Even with its 510bhp motor, the DB9 is not that quick. It hits 62mph in 4.6sec, which is about the same as an automatic base-level Porsche 911 costing little more than half the money the Aston requires. But the nature of that performance? Well, that remains something else again.
There's still nothing to match the sound of a large capacity, normally aspirated V12 engine in full flight, and whatever little the DB9 may lack in pure punch, it more than makes up for in automotive theatre.
Aston's engine is actually quite peaky. It develops maximum torque way up at 5500rpm, which is just 1000rpm below the point at which it makes peak power. However, while that may irritate in a saloon, in an Aston Martin coupé it feels absolutely correct.
The urge builds as the revs approach the red line, creating a rising crescendo of mechanical music matched by very few cars of any price made anywhere in the world. Ageing and of humble origins though this engine may be, it remains magnificent. Top speed is limited to 183mph.

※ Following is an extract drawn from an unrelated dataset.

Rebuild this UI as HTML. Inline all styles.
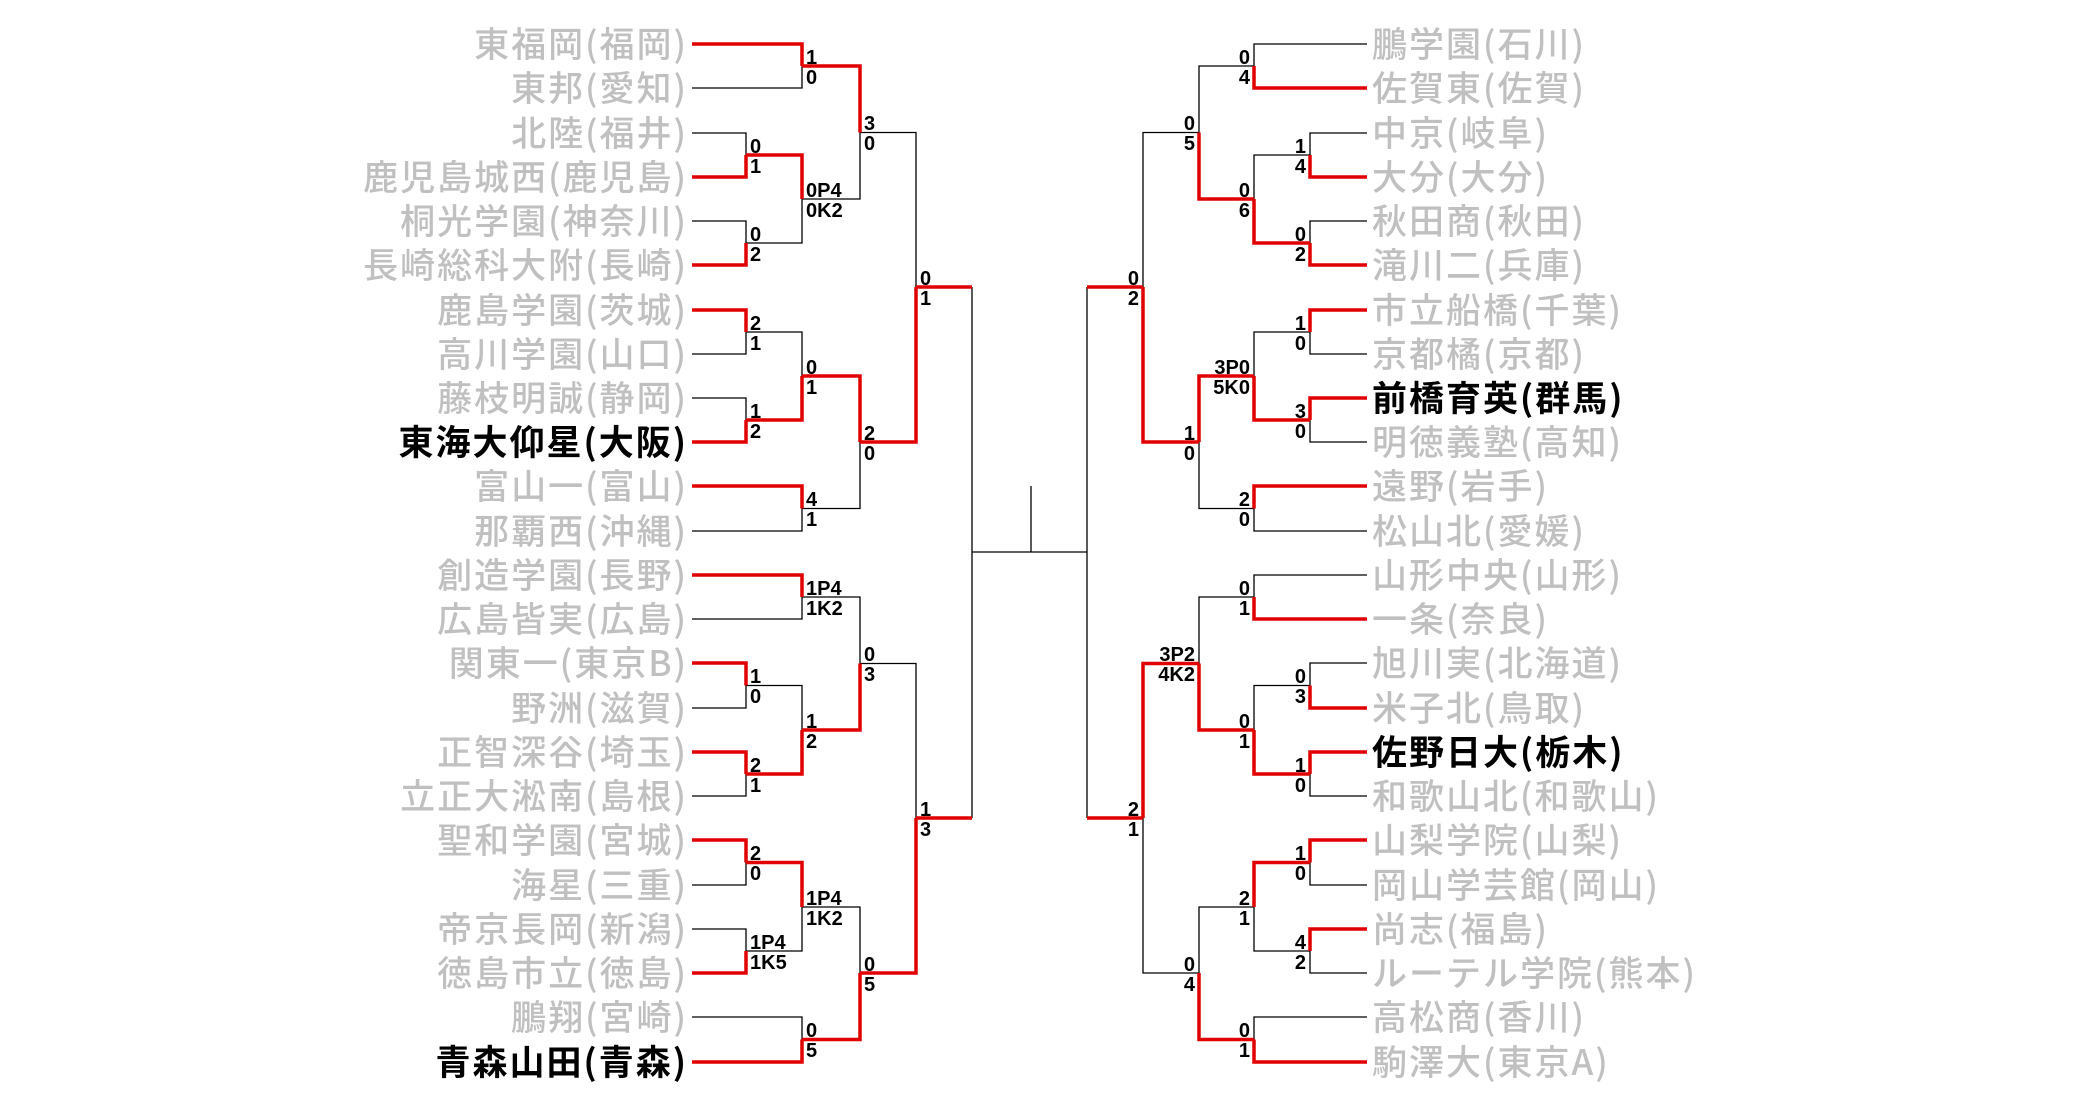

If it is let down at all, it is by the retention of the same old XF six-speed automatic transmission. When the DB9 was new in 2003, this gearbox was state of the art; now, rivals offer either more ratios and a slicker shift or a proper dual-clutch transmission.
Aston Martin actually has such a gearbox and uses it on the Vantage S, but it is thought not to fit the more gentle character of the DB9.
It seems almost certain that, like other ZF customers, Aston Martin will in time switch from six gears to eight, but until then the transmission will remain a weak link and a slight but clearly sour note in an otherwise still sweet and memorable powertrain.